Sky Broadband – LLU competition works

My local exchange in the UK has only ever had BT’s ADSLMax product. Basically that means ‘up-to’ 8Mbps download and a paltry 400Kbps upload speed (on the standard product). There were, until recently, no other options available from this exchange, and so we were stuck on BT’s ancient IPStream platform, with the upload speed ‘cap’ and banded IP profiles that only further reduce your download speeds (see my article here about the travesty of ADSLMax).

Even in 2016, there was still no rollout plan for BT to upgrade it to ADSL2+ and WBC. This is a small to medium sized exchange with 1200+ customers. It’s not exactly in the middle of nowhere – it serves a small village! The cynic in me would say BT are doing this deliberately, to ‘encourage’ people to upgrade to the new FTTC service (paid for by BDUK, nonetheless). But for people not yet served by FTTC or just not wanting to pay more, we were stuck with ADSLMax, a technology introduced 10 years ago in 2006.

Thankfully Sky broadband has just installed LLU infrastructure in the exchange – that’s full ADSL2+, and importantly it is at a substantially lower price than BT’s offering (thanks to Ofcom’s artificial price floor on Market 1 exchanges).
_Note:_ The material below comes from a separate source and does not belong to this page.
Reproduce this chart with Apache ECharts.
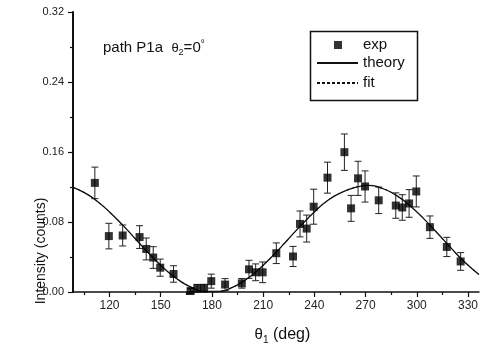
<!DOCTYPE html>
<html>
<head>
<meta charset="utf-8">
<script src="https://cdn.jsdelivr.net/npm/echarts@6/dist/echarts.min.js"></script>
<style>
html,body{margin:0;padding:0;background:#fff;}
#chart{width:481px;height:350px;}
</style>
</head>
<body>
<div id="chart"></div>
<script>
// experimental points (theta1 in deg, intensity, error half-width)
var expDeg = [111.4,119.6,127.7,137.6,141.5,145.6,149.7,157.5,167.5,171.4,175.4,179.6,187.7,197.5,201.7,205.6,209.7,217.7,227.5,231.6,235.5,239.6,247.7,257.6,261.5,265.6,269.7,277.7,287.7,291.5,295.5,299.7,307.7,317.6,325.7];
var expVal = [0.1247,0.0639,0.0646,0.0628,0.0492,0.0394,0.0278,0.0206,0.0011,0.0042,0.0043,0.0124,0.0085,0.0099,0.0259,0.0225,0.0225,0.0443,0.0406,0.0778,0.0725,0.0975,0.1307,0.1598,0.0956,0.1299,0.1206,0.1048,0.0988,0.0966,0.1012,0.1149,0.0741,0.0515,0.0349];
var expErr = [0.018,0.0146,0.012,0.013,0.0125,0.0124,0.0098,0.0094,0.003,0.0045,0.0045,0.008,0.0068,0.0055,0.0103,0.0096,0.0118,0.0118,0.0115,0.0148,0.0154,0.02,0.0177,0.0208,0.0148,0.0195,0.0178,0.0152,0.0145,0.0146,0.0158,0.0177,0.0128,0.011,0.0101];
// theory curve
var theoryDeg = [98.6,105,112,120,128,136,144,152,160,168,176,184,192,200,208,216,224,232,240,248,256,264,272,280,288,296,304,312,320,328,336.4];
var theoryVal = [0.1196,0.1138,0.1049,0.0915,0.0758,0.0589,0.0421,0.0269,0.0143,0.0053,0.0006,0.0006,0.0053,0.0143,0.0269,0.0421,0.0589,0.0758,0.0915,0.1049,0.1138,0.1196,0.1219,0.1183,0.1104,0.0986,0.0839,0.0674,0.0504,0.0342,0.0200];
// fit curve (coincides with theory in the picture)
var fitVal = theoryVal.slice();
// tick labels
var xMajorTicks = [120,150,180,210,240,270,300,330];
var xMinorTicks = [105,135,165,195,225,255,285,315];

var FONT = 'Liberation Sans, Arial, Helvetica, sans-serif';
var chart = echarts.init(document.getElementById('chart'));

var errData = expDeg.map(function(d,i){return [d, expVal[i], expErr[i]];});
var expData = expDeg.map(function(d,i){return [d, expVal[i]];});
var theoryData = theoryDeg.map(function(d,i){return [d, theoryVal[i]];});
var fitData = theoryDeg.map(function(d,i){return [d, fitVal[i]];});

var option = {
  backgroundColor:'#fff',
  animation:false,
  textStyle:{fontFamily:FONT},
  title:{
    left:98, top:34,
    text:'path P1a  {t|θ}{s|2}{n|=0}{d|°}',
    textStyle:{
      fontFamily:FONT, fontSize:15, fontWeight:'normal', color:'#111',
      rich:{
        t:{fontFamily:FONT,fontSize:13,color:'#111'},
        s:{fontFamily:FONT,fontSize:9,color:'#111',verticalAlign:'bottom',padding:[8,0,0,0]},
        n:{fontFamily:FONT,fontSize:15,color:'#111'},
        d:{fontFamily:FONT,fontSize:10,color:'#111',verticalAlign:'top',padding:[0,0,8,0]}
      }
    }
  },
  legend:[
    {
      data:['exp'], left:334, top:36, padding:0,
      itemWidth:8, itemHeight:8, icon:'rect',
      textStyle:{fontFamily:FONT,fontSize:15,color:'#111',lineHeight:18,padding:[0,0,0,16]}
    },
    {
      data:['theory','fit'], orient:'vertical', left:316, top:54, padding:0, itemGap:2,
      itemWidth:41, itemHeight:10,
      itemStyle:{opacity:0, borderWidth:0},
      textStyle:{fontFamily:FONT,fontSize:15,color:'#111',lineHeight:18}
    }
  ],
  graphic:[
    {type:'rect', left:308, top:29, shape:{width:107,height:69}, style:{fill:null, stroke:'#111', lineWidth:1.5}, z:100},
    {type:'text', x:41, y:251, rotation:Math.PI/2,
     style:{text:'Intensity (counts)', fontFamily:FONT, fontSize:14, fill:'#111', align:'center', verticalAlign:'middle'}}
  ],
  grid:{left:73, top:12, right:0, bottom:54},
  xAxis:[
    {
      type:'value', min:98.6, max:336.4,
      name:'{t|θ}{s|1}{n| (deg)}', nameLocation:'middle', nameGap:33,
      nameTextStyle:{padding:[0,0,0,13], rich:{
        t:{fontFamily:FONT,fontSize:15,color:'#111'},
        s:{fontFamily:FONT,fontSize:10,color:'#111',verticalAlign:'bottom',padding:[10,0,0,0]},
        n:{fontFamily:FONT,fontSize:16,color:'#111'}
      }},
      axisLine:{show:true, onZero:false, lineStyle:{color:'#111', width:1.5}},
      axisTick:{show:true, inside:false, length:5, customValues:xMajorTicks, lineStyle:{color:'#111', width:1.2}},
      axisLabel:{show:true, customValues:xMajorTicks, margin:8, fontFamily:FONT, fontSize:12, color:'#222'},
      splitLine:{show:false}
    },
    {
      type:'value', min:98.6, max:336.4, gridIndex:0, position:'bottom',
      axisLine:{show:false},
      axisTick:{show:true, inside:false, length:3, customValues:xMinorTicks, lineStyle:{color:'#111', width:1.2}},
      axisLabel:{show:false},
      splitLine:{show:false}
    }
  ],
  yAxis:{
    type:'value', min:0, max:0.32, interval:0.08,
    axisLine:{show:true, lineStyle:{color:'#111', width:2}},
    axisTick:{show:true, inside:false, length:5, lineStyle:{color:'#111', width:1.2}},
    minorTick:{show:true, splitNumber:2, length:3, lineStyle:{color:'#111', width:1.2}},
    axisLabel:{margin:9, fontFamily:FONT, fontSize:11, color:'#222', formatter:function(v){return v.toFixed(2);}},
    splitLine:{show:false}
  },
  series:[
    {
      name:'errors', type:'custom', xAxisIndex:0, data:errData, clip:false, z:2,
      encode:{x:0, y:1},
      renderItem:function(params, api){
        var x=api.value(0), y=api.value(1), e=api.value(2);
        var top=api.coord([x,y+e]); var bot=api.coord([x,y-e]);
        var w=3.5;
        var st={stroke:'#222', lineWidth:1};
        return {type:'group', children:[
          {type:'line', shape:{x1:top[0],y1:top[1],x2:bot[0],y2:bot[1]}, style:st},
          {type:'line', shape:{x1:top[0]-w,y1:top[1],x2:top[0]+w,y2:top[1]}, style:st},
          {type:'line', shape:{x1:bot[0]-w,y1:bot[1],x2:bot[0]+w,y2:bot[1]}, style:st}
        ]};
      }
    },
    {
      name:'theory', type:'line', xAxisIndex:0, data:theoryData, smooth:true, symbol:'none', z:3,
      lineStyle:{color:'#111', width:1.3, type:'solid'}, itemStyle:{color:'#111'}
    },
    {
      name:'fit', type:'line', xAxisIndex:0, data:fitData, smooth:true, symbol:'none', z:3,
      lineStyle:{color:'#111', width:1, type:[3,2]}, itemStyle:{color:'#111'}
    },
    {
      name:'exp', type:'scatter', xAxisIndex:0, data:expData, symbol:'rect', symbolSize:8, z:5,
      itemStyle:{color:'#000'}
    }
  ]
};
chart.setOption(option);
</script>
</body>
</html>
I was paying over £40 per month for ADSLMax with the ‘Pro’ add-on (uncaps upload speeds), now I’m paying just £17 per month for ADSL2+. Look at these Speedtest.net results, they are basically double the speed for half the price:

Plusnet (BT ADSLMax)

Plusnet (BT ADSLMax with ‘Pro’ add-on)

Sky LLU ADSL2+

Sky LLU ADSL2+

I’d also like to point out that the Sky test was done at 4:30pm (nearing a peak time), whereas the BT test was done at 12:50am, not a peak time. This probably explains the ping discrepancy.

Another really nice feature is that Sky are now rolling out native IPv6 to all of their consumer customers. This isn’t a trial, it’s a full rollout. ipv6-test.com result:

ipv6

Top marks to Sky, who are the first ‘major’ ISP to begin a full rollout of IPv6 to their customers. I know a number of small ISPs have been doing it for years, but none of the larger ones have done yet. BT is also (apparently) rolling it out ‘by the end of 2016’, so could 2016 be the year of IPv6 in the UK?